Sine FM, sometimes known simply as Sine, is a community radio station based near the Eco-Power Stadium in Doncaster. It broadcasts 24/7 to the Metropolitan Borough of Doncaster on 102.6 FM and to the world on its website, Sine FM.com.

==History==
Sine FM was Doncaster's first FM licensed community radio station and is now Doncaster's only licensed radio station, covering central Doncaster and the surrounding areas.

Sine FM was established in early 2007 by Higher Rhythm. It ran several trial broadcasts during 2007 and 2008 and its official 24/7 launch was in September 2009. The station was awarded its community radio licence from Ofcom in December 2007.

The station airs a wide range of programming based on a talk and music format.

It is an official media partner of local football club Doncaster Rovers and provides support for the club's podcasts.

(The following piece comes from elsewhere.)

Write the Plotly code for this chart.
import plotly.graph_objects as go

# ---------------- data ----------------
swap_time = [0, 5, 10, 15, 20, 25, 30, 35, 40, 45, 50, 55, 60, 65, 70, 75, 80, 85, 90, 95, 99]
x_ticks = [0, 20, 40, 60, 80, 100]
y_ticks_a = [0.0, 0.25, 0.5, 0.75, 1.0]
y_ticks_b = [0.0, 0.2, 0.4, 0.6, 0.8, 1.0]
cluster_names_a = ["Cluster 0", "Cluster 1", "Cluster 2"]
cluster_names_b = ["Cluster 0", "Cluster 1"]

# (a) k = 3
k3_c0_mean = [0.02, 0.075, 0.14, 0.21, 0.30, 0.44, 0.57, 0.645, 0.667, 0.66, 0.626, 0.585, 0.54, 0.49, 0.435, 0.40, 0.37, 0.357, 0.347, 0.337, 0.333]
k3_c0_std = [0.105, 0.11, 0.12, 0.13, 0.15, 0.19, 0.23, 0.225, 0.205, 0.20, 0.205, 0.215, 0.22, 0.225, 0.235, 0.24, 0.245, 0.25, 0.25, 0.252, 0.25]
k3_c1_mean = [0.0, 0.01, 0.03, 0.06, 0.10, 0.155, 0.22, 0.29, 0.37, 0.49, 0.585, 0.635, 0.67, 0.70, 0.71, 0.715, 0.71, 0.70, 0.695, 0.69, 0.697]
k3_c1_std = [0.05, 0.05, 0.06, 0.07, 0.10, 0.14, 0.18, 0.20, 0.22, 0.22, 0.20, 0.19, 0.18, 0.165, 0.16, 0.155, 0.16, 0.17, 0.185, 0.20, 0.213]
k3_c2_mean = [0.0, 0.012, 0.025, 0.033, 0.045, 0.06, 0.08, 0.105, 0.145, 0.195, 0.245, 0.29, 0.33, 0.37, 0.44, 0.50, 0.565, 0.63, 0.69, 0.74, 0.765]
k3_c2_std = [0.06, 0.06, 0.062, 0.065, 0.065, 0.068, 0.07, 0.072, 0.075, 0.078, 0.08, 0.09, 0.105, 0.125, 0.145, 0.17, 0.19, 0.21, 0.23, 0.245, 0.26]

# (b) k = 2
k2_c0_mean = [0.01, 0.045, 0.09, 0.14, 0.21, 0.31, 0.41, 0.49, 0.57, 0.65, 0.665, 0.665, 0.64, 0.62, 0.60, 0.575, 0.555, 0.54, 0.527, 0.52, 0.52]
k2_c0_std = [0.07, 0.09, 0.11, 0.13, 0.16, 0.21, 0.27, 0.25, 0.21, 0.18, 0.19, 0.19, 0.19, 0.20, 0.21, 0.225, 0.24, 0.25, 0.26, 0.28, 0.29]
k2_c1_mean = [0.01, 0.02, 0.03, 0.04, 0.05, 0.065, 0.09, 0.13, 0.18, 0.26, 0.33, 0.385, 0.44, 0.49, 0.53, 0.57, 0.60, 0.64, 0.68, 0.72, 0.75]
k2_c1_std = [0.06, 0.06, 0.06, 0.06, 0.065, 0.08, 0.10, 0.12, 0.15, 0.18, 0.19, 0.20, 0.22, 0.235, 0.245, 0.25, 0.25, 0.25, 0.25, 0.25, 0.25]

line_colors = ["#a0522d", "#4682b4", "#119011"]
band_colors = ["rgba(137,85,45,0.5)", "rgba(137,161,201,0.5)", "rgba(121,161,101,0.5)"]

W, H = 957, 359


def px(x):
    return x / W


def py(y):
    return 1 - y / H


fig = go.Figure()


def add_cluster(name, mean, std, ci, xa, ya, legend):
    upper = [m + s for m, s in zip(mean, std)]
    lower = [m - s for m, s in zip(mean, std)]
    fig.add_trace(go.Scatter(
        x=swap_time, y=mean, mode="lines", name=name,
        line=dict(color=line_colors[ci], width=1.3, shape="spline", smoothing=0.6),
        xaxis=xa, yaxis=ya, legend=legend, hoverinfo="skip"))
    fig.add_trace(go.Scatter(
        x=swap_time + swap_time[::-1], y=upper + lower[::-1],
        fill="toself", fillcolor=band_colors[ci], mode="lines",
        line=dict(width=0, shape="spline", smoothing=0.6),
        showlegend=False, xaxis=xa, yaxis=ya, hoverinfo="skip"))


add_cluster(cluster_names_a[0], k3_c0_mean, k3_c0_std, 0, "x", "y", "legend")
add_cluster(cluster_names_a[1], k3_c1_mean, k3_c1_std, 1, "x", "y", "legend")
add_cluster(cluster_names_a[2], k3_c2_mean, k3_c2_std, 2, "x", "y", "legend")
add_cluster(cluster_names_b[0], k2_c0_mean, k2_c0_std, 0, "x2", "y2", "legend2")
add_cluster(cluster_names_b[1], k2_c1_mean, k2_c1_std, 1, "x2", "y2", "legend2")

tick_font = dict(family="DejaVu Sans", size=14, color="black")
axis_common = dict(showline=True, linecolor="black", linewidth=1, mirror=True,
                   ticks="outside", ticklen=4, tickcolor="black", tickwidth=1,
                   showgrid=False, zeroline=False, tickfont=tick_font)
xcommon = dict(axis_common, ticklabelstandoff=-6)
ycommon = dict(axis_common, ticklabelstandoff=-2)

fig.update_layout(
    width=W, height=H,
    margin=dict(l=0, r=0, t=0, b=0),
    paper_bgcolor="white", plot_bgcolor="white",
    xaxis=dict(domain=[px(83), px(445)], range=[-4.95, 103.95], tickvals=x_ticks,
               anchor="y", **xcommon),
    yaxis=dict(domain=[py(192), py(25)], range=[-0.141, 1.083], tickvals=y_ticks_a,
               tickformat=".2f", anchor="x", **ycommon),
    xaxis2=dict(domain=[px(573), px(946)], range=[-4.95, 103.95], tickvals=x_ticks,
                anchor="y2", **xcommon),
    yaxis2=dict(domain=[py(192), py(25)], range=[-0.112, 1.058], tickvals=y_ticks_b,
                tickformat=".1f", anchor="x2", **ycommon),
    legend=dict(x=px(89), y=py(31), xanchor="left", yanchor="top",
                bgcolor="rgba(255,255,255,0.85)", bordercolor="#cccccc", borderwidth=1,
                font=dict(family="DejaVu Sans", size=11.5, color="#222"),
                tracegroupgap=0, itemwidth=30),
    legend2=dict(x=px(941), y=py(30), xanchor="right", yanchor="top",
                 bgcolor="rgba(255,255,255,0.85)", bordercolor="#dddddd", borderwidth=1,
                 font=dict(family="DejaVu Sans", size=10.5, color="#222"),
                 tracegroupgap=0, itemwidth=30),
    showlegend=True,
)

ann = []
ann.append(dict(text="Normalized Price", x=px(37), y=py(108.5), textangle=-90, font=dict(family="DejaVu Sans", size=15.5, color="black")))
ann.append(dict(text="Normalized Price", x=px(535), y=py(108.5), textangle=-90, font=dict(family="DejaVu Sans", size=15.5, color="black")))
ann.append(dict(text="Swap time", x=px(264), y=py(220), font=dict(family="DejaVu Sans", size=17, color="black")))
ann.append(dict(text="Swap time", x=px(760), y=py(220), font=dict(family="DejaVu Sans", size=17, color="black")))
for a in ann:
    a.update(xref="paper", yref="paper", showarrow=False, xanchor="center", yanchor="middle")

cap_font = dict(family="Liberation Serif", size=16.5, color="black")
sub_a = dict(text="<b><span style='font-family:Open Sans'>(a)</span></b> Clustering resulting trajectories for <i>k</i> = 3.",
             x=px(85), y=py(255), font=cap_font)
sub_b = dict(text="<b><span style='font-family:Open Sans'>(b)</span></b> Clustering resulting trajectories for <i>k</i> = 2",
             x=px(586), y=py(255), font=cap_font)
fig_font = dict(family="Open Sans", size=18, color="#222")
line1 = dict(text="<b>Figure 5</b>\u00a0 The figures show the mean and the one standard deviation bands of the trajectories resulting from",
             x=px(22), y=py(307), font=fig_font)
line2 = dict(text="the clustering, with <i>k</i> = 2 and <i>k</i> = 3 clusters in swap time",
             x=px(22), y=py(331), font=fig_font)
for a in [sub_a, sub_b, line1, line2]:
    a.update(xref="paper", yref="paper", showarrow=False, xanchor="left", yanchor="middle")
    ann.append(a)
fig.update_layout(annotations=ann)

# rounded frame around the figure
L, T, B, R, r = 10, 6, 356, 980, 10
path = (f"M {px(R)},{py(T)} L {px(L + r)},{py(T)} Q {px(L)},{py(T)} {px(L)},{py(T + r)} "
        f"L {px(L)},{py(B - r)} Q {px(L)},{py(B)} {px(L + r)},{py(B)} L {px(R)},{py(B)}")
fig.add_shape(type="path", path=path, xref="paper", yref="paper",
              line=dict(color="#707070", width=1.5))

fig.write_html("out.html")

The station holds the British record for the longest marathon radio show by a DJ team. A record 72 hours in length. It also held the world record for the longest marathon radio show by a DJ team for a short period in 2016.

==Location move==
In October 2016, Sine FM moved from its old location at the Higher Rhythm recording studios on Nether Hall Road to its new location within the building of the XP School on Middle Bank next to the Keepmoat Stadium.